One day, I was in Africa, in a meeting with an executive director of an association of specialty coffees and I asked: “When you go to Brazil do you meet with black Brazilians?” And he, as an African, answered me: “Why would I do that? They are all truck drivers.” Then, I realized that we, people descending from Africans, did not know our history. They had given me the chance to give a lecture at the African specialty coffee association, in a conference in February 2019. And I started talking about the Africans who left the continent to work as slaves in Brazil, to work mainly in coffee plantations. And nobody in the audience knew about that.
There was a person watching, from the Tanzania Coffee Board, who said he never knew that Africans had been enslaved and brought to Brazil. I was very indignant. Because the Africans who went to Brazil were mostly from East Africa, that is, from the other African side. And I was very sad. Because I am an African American descendant and I know where I came from. And this is not just about history, but about how we live and are treated today. I am one of those descendants, but it turns out that my family ended up in the USA, at a cotton farm. The only difference is that it was cotton, not coffee. I needed to do something.
Another Brazilian friend of mine, Miriam Aguiar, from the Cachoeira farm, in Santo Antônio do Amparo, was interested in the subject, did some research, and at her own farm there was a small community of black workers who helped with the harvest. Until I finally went to Brazil to meet them.
“At first, I didn’t talk about skin color; we just talked about coffee. Suddenly, they started talking about their families, their traditions, their work in the field, their good memories. The next day, we had a new event and they told me that when they saw me getting out of the car, they realized that they were no longer invisible and that their life mattered. They were so happy and proud of the importance of their work that I decided to tell the story of these people a little bit. And that was how the idea for the book I just launched emerged. They deserved it.
Grão Especial – What does this book mean for the recognition of the importance of black Brazilians to develop the coffee culture?
Phyllis Johnson – I think this is the first step and I also intend to get involved a little more with the work of quilombolas that produce specialty coffee, mainly in Bahia.
Grão Especial – Tell us a little about the book named The Triumph, Black Brazilians in Coffee.

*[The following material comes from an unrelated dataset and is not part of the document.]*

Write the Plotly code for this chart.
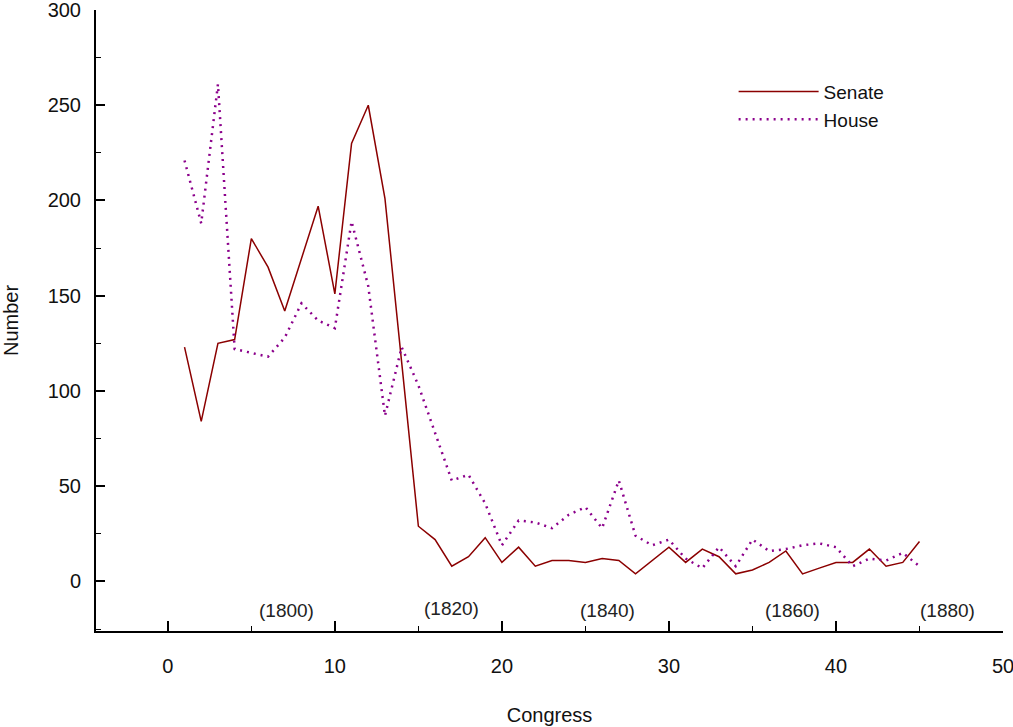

Phyllis Johnson – In short, the book tells the stories and struggles of two Afro-descendants’ families, whose past is intertwined with the culture of coffee in Brazil, when the first slaves arrived and were taken to work at coffee farms.
Grão Especial – Which are the next steps?
Phyllis Jonhson – The next step is to work for the NGO Coffee Coalition. I’m in the land of Martin Luther King, I have to do something, but with the weapons I have, with my writing and buying specialty coffees. Each one uses the weapons they have. Most people do nothing because their work would represent very little. But if everyone does just a little bit, we will be able to eradicate racism. All proceeds from the sale of the book will go to the NGO Coffee Coalition for Racial Equity and the two families portrayed in the book.